L’imponente mostra forlivese è stata realizzata in virtù di importanti prestiti giunti sia da musei italiani, sia internazionali, con un sontuoso e pregevole allestimento supportato in gran parte dalla Cassa dei Risparmi di Forlì. Un buon modo di reinvestire denaro in operazioni artistiche d’alto profilo dunque, a dimostrazione di come l’economia abbia un’importanza capitale nella Cultura, coadiuvato dall’attenta opera dei cinque curatori: Gianfranco Brunelli, Francesco Leone, Fernando Mazzocca, Fabrizio Paolucci e Paola Refice.

Nelle dieci sale, tra le oltre duecentocinquanta opere uniche che si possono vedere, vi sono la Penelope dei Musei Vaticani e l’Afrodite callipigia proveniente dal Museo archeologico di Napoli, ma anche un arazzo secentesco, prestito del Quirinale, il tutto sostenuto dall’inconfondibile voce di Vittorio Gassman che recita ovviamente il XXVI canto dell’Inferno di Dante. Nella navata centrale, poi, dell’ex chiesa di San Giacomo, come emersa dalle nebbie dei secoli, campeggia il relitto della più antica nave greca mai ritrovata e qui esposta per la prima volta, proveniente dal Museo archeologico di Gela insieme a una rutilante danza di anfore e di statue, sculture e dipinti delle antiche civiltà mediterranee che sfumano nelle miniature policrome di un Medio Evo fantastico, lungo l’aureo Rinascimento con le sue magie e i suoi incanti, tra Circe, Calipso e la fedele Penelope esempio d’irraggiungibile fedeltà coniugale.

Il fortunato e meravigliato visitatore, avrà così modo d’illuminarsi nel cuore alla vista delle tele di Domenico di Jacopo di Pace, detto il Beccafumi e di quelle del Guercino e di Dosso Dossi, al secolo Giovanni Francesco Barbieri, di Johan Heinrich Füssli così romanticamente drammatico.
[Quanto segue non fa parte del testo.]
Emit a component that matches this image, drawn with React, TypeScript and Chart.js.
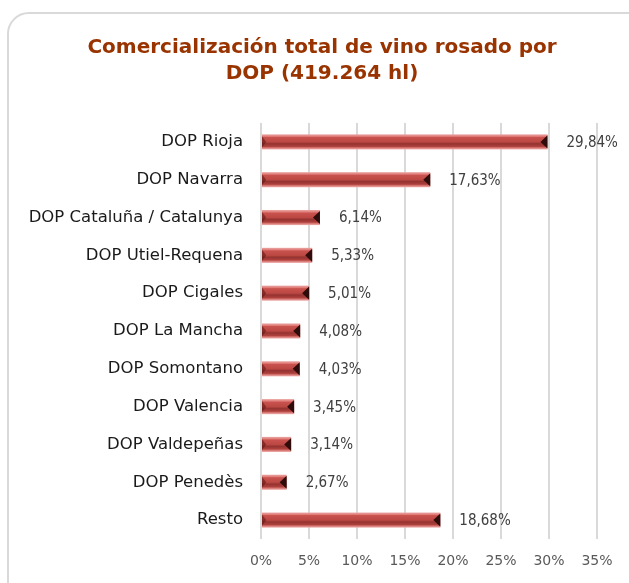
import React, { useEffect, useRef } from "react";
import { Chart, registerables } from "chart.js";

Chart.register(...registerables);

const categories = [
  "DOP Rioja",
  "DOP Navarra",
  "DOP Cataluña / Catalunya",
  "DOP Utiel-Requena",
  "DOP Cigales",
  "DOP La Mancha",
  "DOP Somontano",
  "DOP Valencia",
  "DOP Valdepeñas",
  "DOP Penedès",
  "Resto",
];
const shares = [29.84, 17.63, 6.14, 5.33, 5.01, 4.08, 4.03, 3.45, 3.14, 2.67, 18.68];
const titleLines = ["Comercialización total de vino rosado por", "DOP (419.264 hl)"];
const xMax = 35;
const xStep = 5;

const fmt = (v: number) => v.toFixed(2).replace(".", ",") + "%";

const barDeco = {
  id: "barDeco",
  afterDatasetsDraw(chart: any) {
    const ctx = chart.ctx;
    const meta = chart.getDatasetMeta(0);
    ctx.save();
    meta.data.forEach((el: any, i: number) => {
      const { x, y, base, height } = el.getProps(["x", "y", "base", "height"], true);
      const top = y - height / 2;
      const bot = y + height / 2;
      const left = base;
      const w = x - base;
      const g = ctx.createLinearGradient(0, top, 0, bot);
      g.addColorStop(0, "#eaa8a6");
      g.addColorStop(0.14, "#e07a76");
      g.addColorStop(0.2, "#c9524e");
      g.addColorStop(0.5, "#bc4843");
      g.addColorStop(0.62, "#943331");
      g.addColorStop(0.8, "#ad403c");
      g.addColorStop(0.88, "#d4706c");
      g.addColorStop(1, "#efb3b1");
      ctx.fillStyle = g;
      ctx.fillRect(left, top, w, height);
      const cap = Math.min(7, w / 2);
      ctx.fillStyle = "rgba(90,20,18,0.55)";
      ctx.beginPath();
      ctx.moveTo(left, top + 2);
      ctx.lineTo(left + cap * 0.6, y);
      ctx.lineTo(left, bot - 2);
      ctx.closePath();
      ctx.fill();
      ctx.fillStyle = "#2e0c0b";
      ctx.beginPath();
      ctx.moveTo(x, top + 1);
      ctx.lineTo(x - cap, y);
      ctx.lineTo(x, bot - 1);
      ctx.closePath();
      ctx.fill();
      ctx.fillStyle = "#404040";
      ctx.font = "15px 'DejaVu Sans Condensed', 'DejaVu Sans', sans-serif";
      ctx.textAlign = "left";
      ctx.textBaseline = "middle";
      ctx.fillText(fmt(shares[i]), x + 19, y + 1);
    });
    ctx.restore();
  },
  afterDraw(chart: any) {
    const ctx = chart.ctx;
    ctx.save();
    ctx.fillStyle = "#993300";
    ctx.font = "bold 20px 'DejaVu Sans', sans-serif";
    ctx.textAlign = "center";
    ctx.textBaseline = "middle";
    titleLines.forEach((t, i) => ctx.fillText(t, 322, 48 + i * 26));
    ctx.restore();
  },
};

export default function App() {
  const ref = useRef<HTMLCanvasElement | null>(null);
  useEffect(() => {
    if (!ref.current) return;
    const chart = new Chart(ref.current, {
      type: "bar",
      data: {
        labels: categories,
        datasets: [
          {
            data: shares,
            backgroundColor: "rgba(0,0,0,0)",
            borderWidth: 0,
            categoryPercentage: 1,
            barPercentage: 0.4,
          },
        ],
      },
      options: {
        indexAxis: "y",
        animation: false,
        responsive: true,
        maintainAspectRatio: false,
        layout: { padding: { left: 0, right: 32, top: 123, bottom: 0 } },
        plugins: {
          legend: { display: false },
          tooltip: { enabled: false },
          title: { display: false },
        },
        scales: {
          x: {
            min: 0,
            max: xMax,
            grid: { color: "#d9d9d9", lineWidth: 2, drawTicks: false },
            border: { display: false },
            ticks: {
              stepSize: xStep,
              padding: 14,
              color: "#595959",
              font: { family: "'DejaVu Sans', sans-serif", size: 14 },
              callback: (v: any) => v + "%",
            },
            afterFit: (s: any) => {
              s.height = 44;
            },
          },
          y: {
            grid: { display: false, drawTicks: false },
            border: { display: false },
            ticks: {
              padding: 18,
              color: "#1a1a1a",
              font: { family: "'DejaVu Sans', sans-serif", size: 16.5 },
            },
            afterFit: (s: any) => {
              s.width = 261;
            },
          },
        },
      },
      plugins: [barDeco],
    });
    return () => chart.destroy();
  }, []);

  return (
    <div style={{ position: "fixed", left: 0, top: 0, width: 629, height: 583, background: "#fff", overflow: "hidden" }}>
      <div
        style={{
          position: "absolute",
          left: 7,
          top: 12,
          width: 660,
          height: 620,
          border: "2px solid #d9d9d9",
          borderRadius: 22,
          boxSizing: "border-box",
        }}
      />
      <canvas ref={ref} style={{ position: "absolute", left: 0, top: 0, width: 629, height: 583 }} />
    </div>
  );
}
Immergersi nell’immaginario ridondante di simboli dell’arte preraffaellita come la Circe invidiosa di John William Waterhouse, nel Simbolismo e nel Novecento metafisico creato da Savinio e da suo fratello Giorgio De Chirico, per approdare infine – è il caso di dirlo – alle isole felici degli anni Trenta, dipinte da Corrado Cagli e da Mario Sironi per concludersi, in un eterno ritorno, in un Uroboro splendente e onusto di simboli, nell’affascinante Testa di Ulisse proveniente dal Museo archeologico di Sperlonga, i cui occhi vuoti sono quelli di un uomo ha osato volgere lo sguardo là, oltre i limiti stessi dello spazio e del tempo, e fissarlo sull’infinito che è nella propria anima irrequieta.